I want to be the same person online that I am offline.  The same person to my parents, friends, spouse/partner, loved ones and the strangers that meet me.   When people meet me, I want them to know who they’re dealing with.  I want them to find the words I’m writing match the woman they know and meet.  That I don’t have to hide all of my imperfections.

I know we all talk about being transparent, living honestly and being “true to oneself.”  But how many of us are really making it happen?  How many of us have come to terms with who we are as a person?  Can we marry all of our selves?  I mean the self that loves God, the self that watches crazy things on TV, the self that loves to curse, the self that wants to protect and take care of children, the self that loves to cook and drink cheap wine, the self that can appreciate the beauty of a fine man.  I have many selves ..many pieces of me as Ledisi has so put it.
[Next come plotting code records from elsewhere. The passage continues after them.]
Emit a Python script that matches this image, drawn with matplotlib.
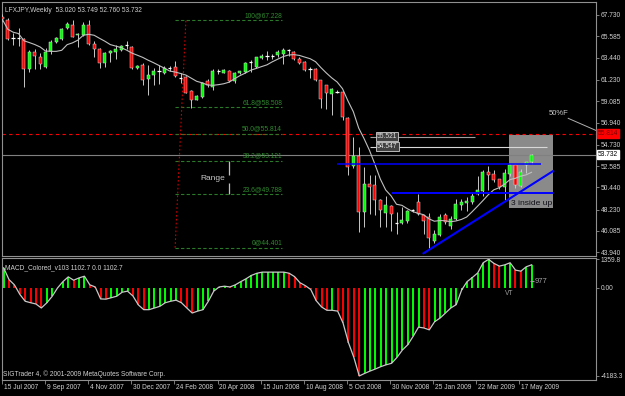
import numpy as np
import pandas as pd
import matplotlib
matplotlib.use('Agg')
import matplotlib.pyplot as plt
from matplotlib.patches import Rectangle
import matplotlib.transforms as mtransforms

plt.rcParams['font.family'] = ['Liberation Sans', 'DejaVu Sans']

# weekly OHLC (bar 0 = 15 Jul 2007)
opens = [67.5, 67.23, 65.35, 65.4, 65.29, 62.28, 64.05, 63.5, 62.5, 64.15,
         65.0, 65.3, 66.4, 66.7, 65.7, 65.7, 66.7, 64.8, 64.3, 62.95,
         63.95, 64.0, 64.2, 64.65, 64.5, 62.4, 62.7, 61.3, 61.7, 62.05,
         61.9, 62.35, 62.5, 61.4, 61.55, 60.1, 59.2, 59.5, 61.1, 60.5,
         62.05, 61.95, 62.15, 61.15, 61.9, 62.05, 62.95, 62.5, 63.4, 63.55,
         63.55, 63.7, 63.8, 64.15, 64.0, 63.35, 63.0, 62.3, 62.3, 61.2,
         60.7, 59.8, 60.05, 60.04, 57.45, 52.6, 53.6, 48.0, 50.8, 50.7,
         49.2, 47.9, 48.6, 46.85, 46.9, 47.1, 48.15, 49.0, 47.65, 47.5,
         45.1, 45.7, 47.65, 46.6, 47.3, 48.7, 48.9, 49.0, 49.8, 50.1,
         52.0, 51.8, 51.25, 50.5, 51.8, 52.7, 50.6, 52.7, 53.02]
highs = [67.8, 67.43, 65.9, 66.4, 65.4, 64.2, 64.3, 63.9, 64.4, 65.2,
         65.5, 66.4, 67.0, 67.2, 65.9, 67.0, 67.2, 65.1, 64.4, 64.05,
         64.2, 64.7, 64.7, 65.1, 64.6, 62.7, 62.9, 62.7, 62.4, 62.7,
         62.6, 62.6, 63.1, 61.9, 61.6, 60.2, 59.7, 61.0, 61.3, 62.3,
         62.3, 62.3, 62.2, 62.05, 62.15, 63.05, 63.2, 63.55, 63.8, 64.1,
         63.8, 64.2, 64.4, 64.35, 64.1, 63.5, 63.1, 62.5, 62.4, 61.2,
         60.7, 60.4, 60.2, 60.1, 57.5, 55.45, 54.5, 52.5, 51.7, 51.7,
         49.3, 49.6, 48.7, 48.0, 48.5, 48.2, 48.3, 49.8, 47.7, 47.9,
         46.2, 47.8, 47.9, 47.6, 49.3, 49.3, 49.5, 49.9, 51.6, 52.2,
         52.6, 52.2, 51.3, 52.3, 52.8, 52.8, 52.3, 53.0, 53.749]
lows = [67.1, 65.2, 64.7, 64.6, 60.5, 62.0, 62.3, 62.3, 62.4, 63.8,
        64.9, 65.2, 66.3, 65.5, 64.5, 65.6, 64.7, 63.5, 62.4, 62.5,
        63.0, 63.3, 64.1, 64.3, 62.3, 62.3, 60.7, 59.7, 60.7, 60.8,
        61.8, 62.1, 61.5, 60.9, 59.9, 58.4, 59.2, 59.4, 60.5, 60.2,
        61.85, 61.9, 61.0, 60.95, 61.85, 61.9, 62.0, 62.4, 63.3, 63.2,
        63.3, 63.5, 62.8, 63.6, 63.2, 62.8, 62.1, 61.4, 61.1, 58.4,
        58.3, 57.7, 59.9, 57.2, 51.7, 52.4, 46.0, 46.5, 47.8, 47.7,
        46.5, 46.5, 46.1, 45.8, 46.8, 46.9, 48.0, 47.7, 45.8, 44.4,
        44.9, 45.6, 46.8, 46.3, 47.2, 48.2, 48.1, 48.8, 49.7, 49.6,
        50.2, 51.0, 50.3, 49.2, 51.6, 50.4, 50.5, 51.9, 52.76]
closes = [67.3, 65.32, 65.4, 65.45, 62.28, 64.05, 63.6, 62.8, 64.05, 65.05,
          65.4, 66.3, 66.8, 65.5, 65.8, 66.7, 64.8, 64.3, 62.95, 63.95,
          64.1, 64.3, 64.6, 64.7, 62.4, 62.6, 61.2, 61.7, 62.1, 62.1,
          62.4, 62.4, 61.6, 61.45, 59.9, 59.2, 59.6, 60.9, 60.7, 62.1,
          62.1, 62.2, 61.15, 61.95, 62.1, 62.95, 63.0, 63.5, 63.6, 63.6,
          63.6, 64.05, 64.2, 64.2, 63.3, 62.9, 62.25, 62.3, 61.2, 59.3,
          59.9, 60.28, 60.0, 57.53, 52.5, 53.6, 48.0, 50.8, 50.5, 49.2,
          48.2, 48.7, 47.75, 46.9, 47.15, 48.1, 48.2, 47.8, 47.1, 45.4,
          45.8, 47.45, 47.0, 47.3, 48.8, 49.0, 49.1, 49.6, 50.2, 52.0,
          51.7, 51.2, 50.5, 51.9, 52.7, 50.65, 52.0, 53.0, 53.732]

# MACD main values (points)
macd = [960, 400, 150, -300, -630, -700, -760, -950, -710, -400,
        0, 300, 530, 370, 480, 560, 150, 50, -520, -530,
        -460, -390, -200, -150, -380, -800, -1030, -1030, -950, -870,
        -700, -630, -580, -700, -950, -1190, -1100, -1030, -630, -150,
        50, 85, 50, 150, 300, 440, 600, 700, 754, 754,
        754, 754, 754, 700, 540, 250, 110, -70, -600, -900,
        -1060, -1060, -1100, -1670, -2600, -3300, -4183, -4060, -3950, -3850,
        -3740, -3650, -3580, -3300, -2950, -2700, -2300, -1860, -1900, -1990,
        -1600, -1430, -1190, -950, -790, -100, 300, 500, 720, 1200,
        1360, 1170, 1040, 1100, 1200, 850, 800, 1010, 1103]

date_labels = ['15 Jul 2007', '9 Sep 2007', '4 Nov 2007', '30 Dec 2007', '24 Feb 2008',
               '20 Apr 2008', '15 Jun 2008', '10 Aug 2008', '5 Oct 2008', '30 Nov 2008',
               '25 Jan 2009', '22 Mar 2009', '17 May 2009']
date_bars = [0, 8, 16, 24, 32, 40, 48, 56, 64, 72, 80, 88, 96]

price_ticks = [67.730, 65.585, 63.440, 61.230, 59.085, 56.940, 54.730,
               52.585, 50.440, 48.230, 46.085, 43.940]

fib_names = ['100', '61.8', '50.0', '38.2', '23.6', '0']
fib_prices = [67.228, 58.508, 55.814, 53.121, 49.788, 44.401]

BG = 'black'
GRID = '#909090'
TXT = '#d0d0d0'
FS = 4.8

fig = plt.figure(figsize=(6.25, 3.96), dpi=100, facecolor=BG)
ax = fig.add_axes([2 / 625, 1 - 256 / 396, 594 / 625, 254 / 396], facecolor=BG)
ax2 = fig.add_axes([2 / 625, 1 - 380 / 396, 594 / 625, 122 / 396], facecolor=BG)

xlim = (-0.056, 109.94)
n = len(closes)
idx = np.arange(n)

# --- price panel ---
ax.set_xlim(*xlim)
ax.set_ylim(43.57, 69.033)

# pattern box
ax.add_patch(Rectangle((93.9, 48.35), 8.0, 7.35, facecolor='#8a8a8a', edgecolor='none', zorder=1))
ax.text(94.15, 48.85, '3 inside up', color='#101018', fontsize=6.1, va='center', ha='left', zorder=5)

# candles
for i in range(n):
    o, h, l, c = opens[i], highs[i], lows[i], closes[i]
    ax.vlines(i, l, h, color='#c8c8c8', lw=0.7, zorder=3)
    if abs(c - o) < 0.07:
        ax.hlines(c, i - 0.3, i + 0.3, color='white', lw=0.9, zorder=4)
    else:
        col = '#00ff00' if c > o else '#ff0000'
        ax.add_patch(Rectangle((i - 0.28, min(o, c)), 0.56, abs(c - o),
                               facecolor=col, edgecolor='#d8d8d8', lw=0.35, zorder=4))

# moving average
ma = pd.Series(closes).rolling(8, min_periods=1).mean()
ax.plot(idx, ma, color='#c0c0c0', lw=0.8, zorder=5)

# horizontal lines
ax.axhline(55.814, color='#ff0000', lw=0.8, ls=(0, (3, 3)), zorder=2)
ax.axhline(53.732, color='#808080', lw=0.8, zorder=2)

# fibonacci
for name, p in zip(fib_names, fib_prices):
    ax.hlines(p, 32.0, 51.8, color='#2a7a2a', lw=0.8, ls=(0, (3, 2)), zorder=2)
    ax.text(51.8, p + 0.12, f'{name}@{p:.3f}', color='#2f8a2f', fontsize=FS,
            ha='right', va='bottom', zorder=2)
ax.plot([32.0, 34.0], [44.401, 67.228], color='#cc0000', lw=0.8, ls=(0, (1.5, 2)), zorder=2)

# range marker
ax.text(36.6, 51.29, 'Range', color='#c8c8c8', fontsize=6, va='center', ha='left')
ax.vlines(42.0, 51.69, 53.09, color='#c0c0c0', lw=0.9)
ax.vlines(42.0, 49.76, 50.92, color='#c0c0c0', lw=0.9)

# support / resistance and trend line
ax.hlines(52.79, 62.0, 99.8, color='#0000ff', lw=1.1, zorder=6)
ax.hlines(49.86, 72.2, 102.0, color='#0000ff', lw=1.4, zorder=6)
ax.plot([78.0, 102.0], [43.84, 52.09], color='#0000ff', lw=1.5, zorder=6)

# target lines with boxed labels
ax.hlines(55.521, 68.1, 87.5, color='#a0a0a0', lw=0.8, zorder=6)
ax.hlines(54.547, 68.1, 100.8, color='#d8d8d8', lw=0.8, zorder=6)
for p in [55.521, 54.547]:
    ax.text(69.4, p, f'{p:.3f}', color='#e0e0e0', fontsize=FS, va='center', ha='left', zorder=7,
            bbox=dict(boxstyle='square,pad=0.15', fc='#404040', ec='#d0d0d0', lw=0.6))

# 50%F pointer
ax.text(101.1, 57.88, '50%F', color='#c8c8c8', fontsize=5.5, va='center', ha='left')
ax.plot([104.8, 110.05], [57.37, 56.13], color='#b0b0b0', lw=0.7, clip_on=False)

ax.text(0.005, 0.968, 'LFXJPY,Weekly  53.020 53.749 52.760 53.732', transform=ax.transAxes,
        color=TXT, fontsize=FS, va='center', ha='left', zorder=8)

ax.yaxis.tick_right()
ax.set_yticks(price_ticks)
ax.set_yticklabels([f'{t:.3f}' for t in price_ticks])
ax.tick_params(axis='y', colors=GRID, labelcolor=TXT, labelsize=FS, length=2, width=0.6, pad=1.5)
ax.set_xticks([])

trans = mtransforms.blended_transform_factory(ax.transAxes, ax.transData)
ax.text(1.003, 55.814, '55.814', transform=trans, color='#700000', fontsize=FS, va='center',
        ha='left', clip_on=False, bbox=dict(boxstyle='square,pad=0.15', fc='#ff0000', ec='#ff0000'))
ax.text(1.003, 53.732, '53.732', transform=trans, color='black', fontsize=FS, va='center',
        ha='left', clip_on=False, bbox=dict(boxstyle='square,pad=0.15', fc='white', ec='white'))

# --- MACD panel ---
ax2.set_xlim(*xlim)
ax2.set_ylim(-4374, 1426)
prev = np.r_[macd[0], macd[:-1]]
cols = ['#00ff00' if v >= p else '#ff0000' for v, p in zip(macd, prev)]
ax2.vlines(idx, 0, macd, colors=cols, lw=1.4)
ax2.plot(idx, macd, color='#c8c8c8', lw=0.9)

ax2.text(0.005, 0.92, 'MACD_Colored_v103 1102.7 0.0 1102.7', transform=ax2.transAxes,
         color=TXT, fontsize=FS, va='center', ha='left')
ax2.text(0.002, 0.045, 'SIGTrader 4, \u00a9 2001-2009 MetaQuotes Software Corp.', transform=ax2.transAxes,
         color=TXT, fontsize=FS, va='center', ha='left')
ax2.text(98.6, 330, '977', color='#a0a0a0', fontsize=5.5, va='center', ha='left')
ax2.hlines(330, 97.7, 98.4, color='#a0a0a0', lw=0.7)
ax2.text(93.1, -240, 'VT', color='#a0a0a0', fontsize=4.8, va='center', ha='left')

ax2.yaxis.tick_right()
ax2.set_yticks([1359.8, 0, -4183.3])
ax2.set_yticklabels(['1359.8', '0.00', '-4183.3'])
ax2.tick_params(axis='y', colors=GRID, labelcolor=TXT, labelsize=FS, length=2, width=0.6, pad=1.5)

tick_pos = [b - 0.3 for b in date_bars]
ax2.set_xticks(tick_pos)
ax2.set_xticklabels([''] * len(tick_pos))
ax2.tick_params(axis='x', colors=GRID, length=3, width=0.6)
dtrans = mtransforms.blended_transform_factory(ax2.transData, ax2.transAxes)
for b, lab in zip(tick_pos, date_labels):
    ax2.text(b + 0.35, -0.065, lab, transform=dtrans, color=TXT, fontsize=FS,
             va='center', ha='left', clip_on=False)

for a in (ax, ax2):
    for s in a.spines.values():
        s.set_color(GRID)
        s.set_linewidth(0.8)

fig.savefig('out.png', dpi=100, facecolor=BG)
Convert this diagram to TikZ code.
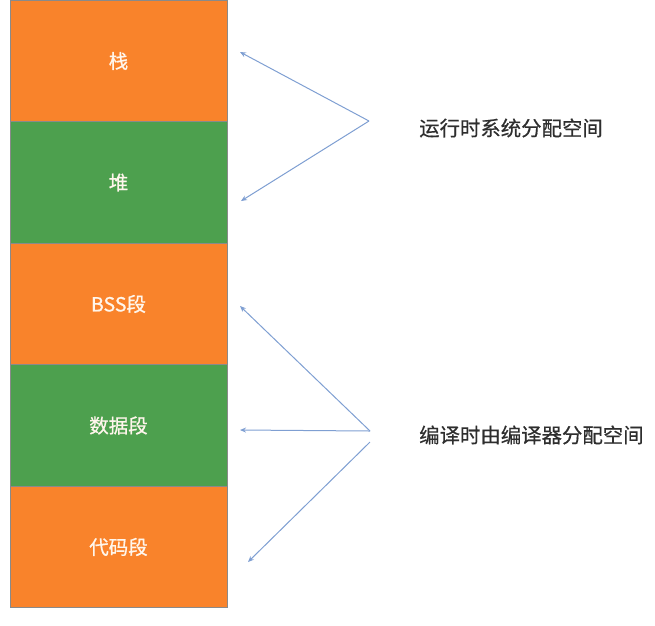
\documentclass[tikz,border=0pt]{standalone}
\usepackage{fontspec}
\setmainfont{Noto Sans CJK SC}
\newfontfamily\segfont[FakeBold=0.8]{Noto Sans CJK SC}
\newfontfamily\notefont[FakeBold=0.5]{Noto Sans CJK SC}
\usetikzlibrary{arrows.meta}
\definecolor{segorange}{HTML}{F9832B}
\definecolor{seggreen}{HTML}{4DA04E}
\definecolor{segedge}{HTML}{8A8A8A}
\definecolor{arrowblue}{HTML}{7F9FD2}
\definecolor{txt}{HTML}{2E2E2E}
\definecolor{segtext}{HTML}{FFF6EC}
\tikzset{
  seg/.style={draw=segedge, line width=0.8pt, minimum width=217pt, minimum height=121.5pt, inner sep=0pt, text=segtext, font=\segfont\fontsize{19.5}{19.5}\selectfont, anchor=center},
  orangeseg/.style={seg, fill=segorange},
  greenseg/.style={seg, fill=seggreen},
  note/.style={text=txt, font=\notefont\fontsize{20.4}{20.4}\selectfont, anchor=west, inner sep=0pt},
  conn/.style={draw=arrowblue, line width=1pt, -{Stealth[length=6pt,width=5pt]}}
}
\begin{document}
\begin{tikzpicture}[x=1pt,y=-1pt]
\useasboundingbox (0,0) rectangle (655,625);
\node[orangeseg] (stack) at (118.5,61) {栈};
\node[greenseg]  (heap)  at (118.5,182.5) {堆};
\node[orangeseg] (bss)   at (118.5,304) {BSS段};
\node[greenseg]  (data)  at (118.5,425.5) {数据段};
\node[orangeseg] (code)  at (118.5,547) {代码段};
\node[note] (run) at (419,128) {运行时系统分配空间};
\node[note] (comp) at (419,435) {编译时由编译器分配空间};
\coordinate (v1) at (369,121);
\coordinate (v2) at (370,431);
\coordinate (v3) at (370,442);
\coordinate (t1) at (240,52);
\coordinate (t2) at (241,201);
\coordinate (t3) at (240,306);
\coordinate (t4) at (240,430);
\coordinate (t5) at (248,562);
\draw[conn] (v1) -- (t1);
\draw[conn] (v1) -- (t2);
\draw[conn] (v2) -- (t3);
\draw[conn] (v2) -- (t4);
\draw[conn] (v3) -- (t5);
\end{tikzpicture}
\end{document}
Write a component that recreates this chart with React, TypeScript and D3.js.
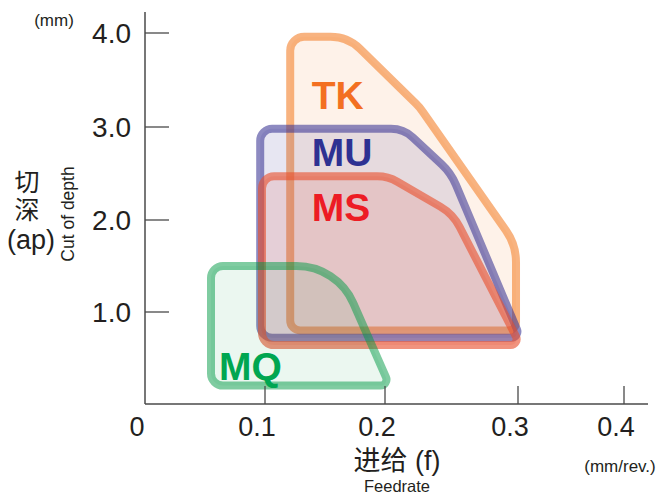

A few years ago, in the depths of failed dating relationships and no progress, I took a long hard look at myself.  Unfortunately, I wasn’t happy with the person I saw.  I had compromised myself in too many ways too many times.  It had taken a toll.  I had made too many allowances for people I shouldn’t have even allowed into my sphere.  When this happens, there are only a couple of choices:

  1. I carry on without any reservation and continue down the same path.
  2. I make changes towards being the person I want to become.

I chose No. 2.  And it’s a daily battle.  I’m sure anyone attempting to walk a halfway decent path will tell you it’s a battle.  Never for the faint of heart.  Not to be taken lightly.  But I can assure you it’s worth it.  I get to go to sleep at night in peace.  Knowing I’ve done what I could to be the best “me” I could be.

It would be a sight for sore eyes to be able to see people as they are.  Good. Bad. Ugly.  Beautiful.  Restless.  Fractured.  It would be a sight for sore eyes for people to be able to live as themselves without fear of being abandoned by those they love because of who they are.

Meet people where they are.  Choose to see them as they are.  Love them as they are.  Love yourself where you are.